You're so gonna rock this clinic out of the water. Just remember to trust your boy.
You'll be in my thoughts!
Thanx guys, I know you are right. I just need to shut out the thoughts of him taking off full gallop across the field the first time I correct him, and instead just ride him like he is already a seasoned dressage horse. I think I am radiating stress to everyone right now, I've even stressed out the baby so bad that all he would do is cry all night unless I held him. Cinny has given me no reason to mistrust him, so I need to just shove it all out of my head.
I found out this morning that we have no where to turn out as the other two arenas are taken, so I can't let Cin get rid of any steam before our ride so.... Maybe I need to rearrange my thoughts. There will be no turn out, I don't want to lunge too much and wear him out so..maybe instead of trying to be perfect, I should let all the imperfections come out. After all if we were perfect why would we need to ride in the clinic anyway? This way I can learn from Sarah how to handle Cinny at his worst and get him to pay attention and work under the worst circumstances. Maybe that's what we need right now anyway.

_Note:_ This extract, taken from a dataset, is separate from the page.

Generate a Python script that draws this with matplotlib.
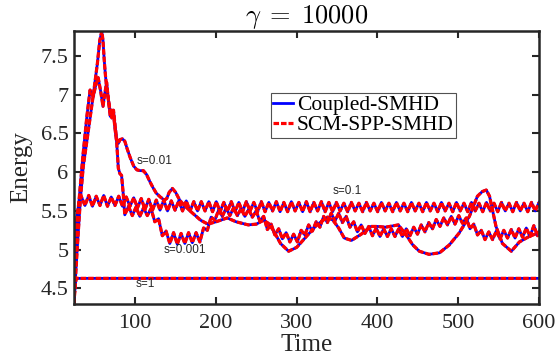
import numpy as np
import matplotlib
matplotlib.use('Agg')
import matplotlib.pyplot as plt

plt.rcParams['font.family'] = 'Liberation Serif'
plt.rcParams['mathtext.fontset'] = 'cm'
plt.rcParams['lines.scale_dashes'] = False

# ---- data ----
# s = 1
s1_t = [24, 25.5, 27, 600]
s1_E = [4.30, 4.55, 4.63, 4.63]

# s = 0.1 : fast rise then steady oscillation (half period ~4.65)
s01_t_start = [24, 25, 26.5, 28, 30]
s01_E_start = [4.30, 4.75, 5.30, 5.45, 5.60]
s01_t0, s01_dt = 33, 4.65
s01_E_osc = [5.69, 5.57, 5.70, 5.56, 5.69, 5.57, 5.70, 5.56, 5.68, 5.57,
             5.69, 5.56, 5.68, 5.56, 5.67,
             5.54, 5.66, 5.52, 5.65, 5.51, 5.64, 5.51, 5.64, 5.50, 5.63,
             5.51, 5.63, 5.50, 5.63, 5.50, 5.62, 5.50, 5.62, 5.50, 5.62,
             5.49, 5.62,
             5.49, 5.61, 5.50, 5.62, 5.49, 5.61, 5.49, 5.62, 5.50, 5.61,
             5.49, 5.62, 5.49, 5.61, 5.50, 5.62, 5.49, 5.61, 5.49, 5.62,
             5.50, 5.61, 5.49, 5.62, 5.49, 5.61, 5.50, 5.62, 5.49, 5.61,
             5.49, 5.61, 5.50, 5.60, 5.49, 5.61, 5.50, 5.60, 5.49, 5.61,
             5.50, 5.60, 5.49, 5.61, 5.50, 5.60, 5.49, 5.61, 5.50, 5.60,
             5.49, 5.61, 5.50, 5.60, 5.49, 5.61, 5.50, 5.60, 5.49, 5.61,
             5.50, 5.60, 5.49, 5.61, 5.50, 5.60, 5.49, 5.61, 5.50, 5.60,
             5.49, 5.61, 5.50, 5.60, 5.49, 5.61, 5.50, 5.60, 5.49, 5.61,
             5.50, 5.60, 5.49, 5.61, 5.50, 5.61]

# s = 0.01 : smooth curve
s001_t = [24, 28, 32, 35.6, 40, 44, 48, 53, 56, 58.5, 60, 61.5, 63, 65, 67,
          69, 71, 73, 75, 77, 79, 81, 84, 87, 90, 94, 98, 102, 106, 110,
          114, 118, 122, 126, 131, 136, 139, 142, 146, 150, 155, 160, 169,
          181, 190, 200, 214, 225, 240, 250, 259, 265, 271, 280, 290, 300,
          312, 325, 338, 345, 352, 359, 368, 380, 392, 400, 410, 426, 435,
          444, 452, 464, 477, 489, 501, 514, 524, 530, 535, 539, 547, 555,
          566, 576, 588, 600]
s001_E = [4.30, 5.00, 5.65, 6.08, 6.40, 6.70, 7.00, 7.40, 7.70, 7.82, 7.70,
          7.45, 7.25, 7.05, 6.92, 6.78, 6.70, 6.80, 6.60, 6.42, 6.37, 6.42,
          6.43, 6.40, 6.30, 6.18, 6.08, 6.03, 6.02, 6.02, 5.97, 5.88, 5.80,
          5.73, 5.68, 5.64, 5.66, 5.74, 5.79, 5.74, 5.64, 5.58, 5.49, 5.38,
          5.33, 5.36, 5.41, 5.36, 5.32, 5.33, 5.38, 5.34, 5.25, 5.08, 4.98,
          5.03, 5.17, 5.32, 5.42, 5.38, 5.28, 5.15, 5.12, 5.20, 5.30, 5.30,
          5.29, 5.32, 5.20, 5.06, 4.98, 4.94, 4.96, 5.06, 5.21, 5.43, 5.69,
          5.75, 5.77, 5.69, 5.30, 5.08, 4.98, 5.10, 5.17, 5.22]

# s = 0.001 : early peak then oscillation (half period ~4.65)
s0001_t_start = [24, 27, 30, 35, 40, 44, 46, 48, 51, 54, 57, 60, 62, 64.5,
                 67, 69, 71, 73, 75, 77, 79, 81, 83, 85]
s0001_E_start = [4.30, 5.00, 5.60, 6.20, 6.72, 7.06, 7.00, 6.98, 7.12, 7.22,
                 7.05, 6.85, 7.00, 7.16, 6.90, 6.72, 6.80, 6.75, 6.55, 6.38,
                 6.05, 5.98, 5.96, 5.73]
s0001_t0, s0001_dt = 87, 4.65
s0001_E_osc = [5.45, 5.56, 5.44, 5.55, 5.43, 5.54, 5.44, 5.53,
               5.36, 5.40, 5.18, 5.24,
               5.08, 5.22, 5.07, 5.21, 5.08, 5.22, 5.09, 5.22, 5.10,
               5.28, 5.25, 5.42, 5.38, 5.51, 5.43,
               5.54, 5.44, 5.54, 5.44, 5.53, 5.43, 5.52, 5.42, 5.50,
               5.37, 5.43, 5.26, 5.33, 5.19, 5.27, 5.14, 5.22, 5.10, 5.20,
               5.10, 5.25, 5.19, 5.32, 5.24, 5.36, 5.29, 5.43, 5.35, 5.47,
               5.37, 5.47, 5.35, 5.43, 5.29, 5.36, 5.23, 5.32, 5.21, 5.30,
               5.18, 5.28, 5.17, 5.27, 5.17, 5.27, 5.17, 5.27, 5.17, 5.27,
               5.18, 5.29, 5.20, 5.32, 5.23, 5.35, 5.27, 5.39, 5.30, 5.41,
               5.32, 5.43, 5.33, 5.44, 5.34, 5.41, 5.27, 5.33, 5.19, 5.25,
               5.13, 5.23, 5.13, 5.24, 5.14, 5.25, 5.15, 5.26, 5.15, 5.27,
               5.16, 5.28, 5.17, 5.31, 5.18, 5.30]

labels = ['s=1', 's=0.1', 's=0.01', 's=0.001']
label_pos = [(100, 4.56), (345, 5.76), (102, 6.14), (135, 5.00)]

# build curves
s01_t = np.concatenate([s01_t_start, s01_t0 + s01_dt * np.arange(len(s01_E_osc))])
s01_E = np.concatenate([s01_E_start, s01_E_osc])
s0001_t = np.concatenate([s0001_t_start, s0001_t0 + s0001_dt * np.arange(len(s0001_E_osc))])
s0001_E = np.concatenate([s0001_E_start, s0001_E_osc])

curves = [(s1_t, s1_E), (s01_t, s01_E), (s001_t, s001_E), (s0001_t, s0001_E)]

fig = plt.figure(figsize=(5.56, 3.58), dpi=100)
ax = fig.add_axes([0.133, 0.151, 0.836, 0.762])

for i, (t, E) in enumerate(curves):
    ax.plot(t, E, color='b', lw=2.0, label='Coupled-SMHD' if i == 0 else None)
for i, (t, E) in enumerate(curves):
    ax.plot(t, E, color='r', lw=2.3, dashes=(4, 1.4),
            label='SCM-SPP-SMHD' if i == 0 else None)

for lab, (x, y) in zip(labels, label_pos):
    ax.text(x, y, lab, fontsize=8.5, family='Liberation Sans', color='#262626',
            ha='left', va='center')

ax.set_xlim(24, 600)
ax.set_ylim(4.3, 7.82)
ax.set_xticks([100, 200, 300, 400, 500, 600])
ax.set_yticks([4.5, 5, 5.5, 6, 6.5, 7, 7.5])
ax.set_yticklabels(['4.5', '5', '5.5', '6', '6.5', '7', '7.5'])
ax.tick_params(direction='in', top=True, right=True, length=5, width=1.5,
               labelsize=16, colors='#262626')
ax.tick_params(axis='x', pad=7)
ax.tick_params(axis='y', pad=4)
for sp in ax.spines.values():
    sp.set_linewidth(1.8)
    sp.set_color('#262626')

ax.set_xlabel('Time', fontsize=18, color='#262626', labelpad=1)
ax.set_ylabel('Energy', fontsize=18, color='#262626', labelpad=6)
ax.set_title(r'$\gamma\;=\;10000$', fontsize=19, pad=6)

leg = ax.legend(loc='upper left', bbox_to_anchor=(0.424, 0.773), fontsize=15.5,
                frameon=True, fancybox=False, borderaxespad=0, borderpad=0.1,
                labelspacing=0.0, handlelength=0.9, handletextpad=0.2)
leg.get_frame().set_edgecolor('#262626')
leg.get_frame().set_linewidth(0.8)

fig.savefig('out.png', dpi=100)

Thats a great way of thinking! How is she supposed to help if your perfect? She needs to see some imperfections so she can help you both get better! **hugs** its gonna be a great day! Live it up!

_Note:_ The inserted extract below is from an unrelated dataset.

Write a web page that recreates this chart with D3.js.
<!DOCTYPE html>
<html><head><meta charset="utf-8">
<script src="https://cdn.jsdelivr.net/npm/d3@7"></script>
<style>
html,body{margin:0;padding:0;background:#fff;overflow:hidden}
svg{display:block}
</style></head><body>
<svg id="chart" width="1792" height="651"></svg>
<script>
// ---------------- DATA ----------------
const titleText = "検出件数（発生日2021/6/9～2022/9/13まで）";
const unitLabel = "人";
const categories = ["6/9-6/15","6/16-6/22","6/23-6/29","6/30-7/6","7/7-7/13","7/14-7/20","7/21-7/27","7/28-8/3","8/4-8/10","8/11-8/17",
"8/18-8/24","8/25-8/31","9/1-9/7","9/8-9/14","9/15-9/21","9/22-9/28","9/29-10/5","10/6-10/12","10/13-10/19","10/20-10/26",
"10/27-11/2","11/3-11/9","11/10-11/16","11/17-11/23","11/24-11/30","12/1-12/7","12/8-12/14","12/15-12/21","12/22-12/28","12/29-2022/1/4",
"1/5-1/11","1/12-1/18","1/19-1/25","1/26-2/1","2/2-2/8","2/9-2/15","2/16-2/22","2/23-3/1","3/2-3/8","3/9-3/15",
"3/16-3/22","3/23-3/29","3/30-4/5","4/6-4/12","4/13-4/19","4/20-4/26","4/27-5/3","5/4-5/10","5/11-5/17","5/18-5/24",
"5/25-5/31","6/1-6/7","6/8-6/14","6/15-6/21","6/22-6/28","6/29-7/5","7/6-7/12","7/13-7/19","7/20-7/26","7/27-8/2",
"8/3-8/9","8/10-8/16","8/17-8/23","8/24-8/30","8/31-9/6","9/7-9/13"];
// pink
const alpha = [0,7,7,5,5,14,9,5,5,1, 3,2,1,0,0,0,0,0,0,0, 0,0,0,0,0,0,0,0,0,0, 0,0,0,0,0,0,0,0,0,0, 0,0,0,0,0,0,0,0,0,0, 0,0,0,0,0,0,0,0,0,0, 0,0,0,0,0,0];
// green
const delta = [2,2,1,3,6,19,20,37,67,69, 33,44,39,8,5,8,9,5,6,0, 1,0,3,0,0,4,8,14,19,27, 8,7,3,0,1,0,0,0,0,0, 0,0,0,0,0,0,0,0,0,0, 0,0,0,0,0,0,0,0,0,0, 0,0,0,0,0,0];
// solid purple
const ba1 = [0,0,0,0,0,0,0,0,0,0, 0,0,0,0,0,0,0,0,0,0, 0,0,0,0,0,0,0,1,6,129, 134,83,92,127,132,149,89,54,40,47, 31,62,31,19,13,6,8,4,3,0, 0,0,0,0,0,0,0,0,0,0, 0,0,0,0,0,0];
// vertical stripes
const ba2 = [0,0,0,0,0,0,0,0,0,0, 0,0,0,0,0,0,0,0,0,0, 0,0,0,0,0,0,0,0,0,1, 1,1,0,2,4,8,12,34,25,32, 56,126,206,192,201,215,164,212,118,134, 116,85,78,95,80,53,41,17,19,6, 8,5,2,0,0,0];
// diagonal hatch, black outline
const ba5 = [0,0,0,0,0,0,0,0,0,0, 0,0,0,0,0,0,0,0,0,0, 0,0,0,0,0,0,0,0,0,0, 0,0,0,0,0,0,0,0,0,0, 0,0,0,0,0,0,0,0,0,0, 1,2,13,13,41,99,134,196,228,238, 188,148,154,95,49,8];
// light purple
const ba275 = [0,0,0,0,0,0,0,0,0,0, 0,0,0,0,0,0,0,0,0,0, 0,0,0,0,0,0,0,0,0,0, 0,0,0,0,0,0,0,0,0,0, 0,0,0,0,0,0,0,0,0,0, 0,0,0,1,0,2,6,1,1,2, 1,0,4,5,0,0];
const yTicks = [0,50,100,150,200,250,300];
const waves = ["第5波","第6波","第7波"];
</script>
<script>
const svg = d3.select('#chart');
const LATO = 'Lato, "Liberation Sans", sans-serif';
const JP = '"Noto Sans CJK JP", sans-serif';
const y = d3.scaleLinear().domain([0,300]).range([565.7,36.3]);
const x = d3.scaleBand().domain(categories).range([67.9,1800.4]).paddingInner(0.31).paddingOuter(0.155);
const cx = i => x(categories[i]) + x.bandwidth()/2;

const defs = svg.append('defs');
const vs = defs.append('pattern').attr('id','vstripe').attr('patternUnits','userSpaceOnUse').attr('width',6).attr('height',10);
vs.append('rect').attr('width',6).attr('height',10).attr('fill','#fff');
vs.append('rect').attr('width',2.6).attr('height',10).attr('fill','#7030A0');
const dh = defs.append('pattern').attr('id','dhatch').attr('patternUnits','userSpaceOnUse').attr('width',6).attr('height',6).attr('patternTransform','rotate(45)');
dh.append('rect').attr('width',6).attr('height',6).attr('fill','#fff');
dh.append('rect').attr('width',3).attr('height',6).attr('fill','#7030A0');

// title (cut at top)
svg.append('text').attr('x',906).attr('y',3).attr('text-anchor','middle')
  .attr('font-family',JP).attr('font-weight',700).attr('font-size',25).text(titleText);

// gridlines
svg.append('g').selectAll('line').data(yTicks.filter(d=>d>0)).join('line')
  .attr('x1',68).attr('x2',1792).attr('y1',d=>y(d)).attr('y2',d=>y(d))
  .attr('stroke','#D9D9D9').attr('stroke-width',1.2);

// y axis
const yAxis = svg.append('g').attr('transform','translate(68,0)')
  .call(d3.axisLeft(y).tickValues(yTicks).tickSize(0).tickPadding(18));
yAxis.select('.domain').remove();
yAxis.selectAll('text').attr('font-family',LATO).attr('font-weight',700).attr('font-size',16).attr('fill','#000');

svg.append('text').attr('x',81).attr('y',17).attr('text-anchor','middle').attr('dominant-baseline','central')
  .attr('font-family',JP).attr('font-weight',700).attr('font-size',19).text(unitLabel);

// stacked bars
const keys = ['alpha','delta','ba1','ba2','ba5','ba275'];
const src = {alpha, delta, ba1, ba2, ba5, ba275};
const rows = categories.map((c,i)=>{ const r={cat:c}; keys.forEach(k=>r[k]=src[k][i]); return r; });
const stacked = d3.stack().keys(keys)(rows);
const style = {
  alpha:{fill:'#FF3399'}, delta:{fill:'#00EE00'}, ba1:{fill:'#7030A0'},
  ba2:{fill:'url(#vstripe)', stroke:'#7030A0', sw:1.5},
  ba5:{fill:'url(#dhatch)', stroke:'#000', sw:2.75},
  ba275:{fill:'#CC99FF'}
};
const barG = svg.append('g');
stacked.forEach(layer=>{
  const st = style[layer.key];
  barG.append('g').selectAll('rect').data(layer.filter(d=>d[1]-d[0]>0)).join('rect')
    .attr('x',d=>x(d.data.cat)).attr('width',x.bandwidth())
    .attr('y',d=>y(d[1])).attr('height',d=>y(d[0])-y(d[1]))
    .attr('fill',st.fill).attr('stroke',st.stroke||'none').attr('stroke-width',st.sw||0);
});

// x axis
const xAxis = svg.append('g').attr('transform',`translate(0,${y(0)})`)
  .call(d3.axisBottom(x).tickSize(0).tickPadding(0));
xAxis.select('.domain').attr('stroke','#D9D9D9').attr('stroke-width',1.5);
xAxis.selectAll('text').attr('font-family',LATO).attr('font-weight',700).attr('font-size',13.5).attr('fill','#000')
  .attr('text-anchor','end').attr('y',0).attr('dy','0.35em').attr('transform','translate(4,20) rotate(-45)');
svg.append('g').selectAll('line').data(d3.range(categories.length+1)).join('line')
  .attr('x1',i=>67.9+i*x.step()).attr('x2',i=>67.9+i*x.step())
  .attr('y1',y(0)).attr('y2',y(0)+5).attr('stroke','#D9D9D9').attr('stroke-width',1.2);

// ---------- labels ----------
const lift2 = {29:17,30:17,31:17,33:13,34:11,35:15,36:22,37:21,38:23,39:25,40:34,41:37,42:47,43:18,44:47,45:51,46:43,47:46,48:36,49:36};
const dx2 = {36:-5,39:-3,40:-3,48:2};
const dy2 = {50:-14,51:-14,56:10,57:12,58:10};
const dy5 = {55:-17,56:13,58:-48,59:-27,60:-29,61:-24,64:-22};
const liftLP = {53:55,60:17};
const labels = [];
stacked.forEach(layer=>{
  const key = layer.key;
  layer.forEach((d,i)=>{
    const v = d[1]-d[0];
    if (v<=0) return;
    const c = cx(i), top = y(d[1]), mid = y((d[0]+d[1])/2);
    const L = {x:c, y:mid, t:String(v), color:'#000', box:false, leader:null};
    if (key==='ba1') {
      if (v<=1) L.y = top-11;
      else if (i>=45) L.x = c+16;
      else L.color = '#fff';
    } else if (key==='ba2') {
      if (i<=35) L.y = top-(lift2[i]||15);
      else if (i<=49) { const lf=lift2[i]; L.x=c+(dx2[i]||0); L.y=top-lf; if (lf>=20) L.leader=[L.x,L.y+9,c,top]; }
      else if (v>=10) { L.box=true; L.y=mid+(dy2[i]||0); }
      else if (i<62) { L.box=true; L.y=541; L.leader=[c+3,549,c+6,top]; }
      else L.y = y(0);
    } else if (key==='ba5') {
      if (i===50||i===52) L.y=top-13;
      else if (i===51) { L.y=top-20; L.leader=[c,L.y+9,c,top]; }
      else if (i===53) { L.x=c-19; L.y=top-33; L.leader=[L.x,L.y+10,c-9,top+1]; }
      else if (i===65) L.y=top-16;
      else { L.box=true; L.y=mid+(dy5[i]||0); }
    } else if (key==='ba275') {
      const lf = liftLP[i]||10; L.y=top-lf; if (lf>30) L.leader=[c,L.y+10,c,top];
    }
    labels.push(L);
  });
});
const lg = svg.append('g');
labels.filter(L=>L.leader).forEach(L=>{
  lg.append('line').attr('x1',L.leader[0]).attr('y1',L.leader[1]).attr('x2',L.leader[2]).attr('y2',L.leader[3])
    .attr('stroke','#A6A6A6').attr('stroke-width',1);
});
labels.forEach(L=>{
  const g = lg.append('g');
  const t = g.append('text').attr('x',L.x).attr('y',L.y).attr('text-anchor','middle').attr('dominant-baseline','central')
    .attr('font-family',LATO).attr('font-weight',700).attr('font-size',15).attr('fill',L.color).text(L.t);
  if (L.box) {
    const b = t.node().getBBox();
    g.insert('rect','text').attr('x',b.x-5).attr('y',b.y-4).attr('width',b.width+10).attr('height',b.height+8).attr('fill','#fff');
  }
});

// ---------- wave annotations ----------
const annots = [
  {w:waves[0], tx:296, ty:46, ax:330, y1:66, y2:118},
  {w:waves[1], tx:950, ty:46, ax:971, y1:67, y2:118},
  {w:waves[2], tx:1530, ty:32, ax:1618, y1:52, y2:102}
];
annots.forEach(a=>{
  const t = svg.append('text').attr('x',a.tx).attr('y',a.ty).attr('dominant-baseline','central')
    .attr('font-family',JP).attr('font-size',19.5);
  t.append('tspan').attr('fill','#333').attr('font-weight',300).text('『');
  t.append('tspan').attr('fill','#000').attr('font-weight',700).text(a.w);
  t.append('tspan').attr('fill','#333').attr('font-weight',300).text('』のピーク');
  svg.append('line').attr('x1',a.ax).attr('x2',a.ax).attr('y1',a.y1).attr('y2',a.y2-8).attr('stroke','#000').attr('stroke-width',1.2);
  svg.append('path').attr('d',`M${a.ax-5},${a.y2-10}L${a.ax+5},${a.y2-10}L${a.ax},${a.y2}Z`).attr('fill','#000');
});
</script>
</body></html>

I would be a basket case myself but try and relax and have fun! I know...easier said than done but you can do it! You know you can! :clap::clap:
Best of luck to you both today and can't wait for the updates after!
We ended up with the clinic indoors because it was foggy all day. I had a wonderful yet hard lesson and I loved every second of it. Sarah really made us WORK, and she made me WORK Cinny harder than I have ever worked him. I gained a LOT more confidence in our relationship, and he has gained a lot more confidence in the bridle..yay.
Tired, will do video tomorrow (my fiance took video of parts of m lesson).
Good job! It sounds like things worked out for you. Did you have fun making him really work ;P Can't wait to see the video
Well, sadly, my fiance didn't take any video that I could really do much with...just a bunch of 20-30 second clips most of which Sarah had me purposely going out of position to learn what "wrong position" feels like in comparison with "correct position." He didn't get any of the correct position so I know if I put it on here it will get ripped up one side and down the other because nobody will know that is what was going on ha ha.
It was hard pushing Cinny but now I feel I can push him into what I want any time. First comes the "you will go the way I ask you to" ask, then he says "no, I'd rather not." Then I say "you WILL." and then we get the head toss, the crow hop and when THAT doesn't work his trick is to shift his balance...(yes, he's learned the art of balance shifting) and he throws it forward, back, sideways, tries to spin but I hold him. It's not really riding a bronc, but it somewhat feels like it when you don't know where he is going to throw his balance next. Then, after ab out 5 minutes or so he gives in and we go along nicely and smoothly....the way I want.
Sarah says his arguments will eventually ease up as he realizes it's less work and more fun to just do it my way in the first place....but probably not for at least a few weeks to a month ha ha.
So, is it fun to push him??? not really. But, we are at a point where it needs to be done.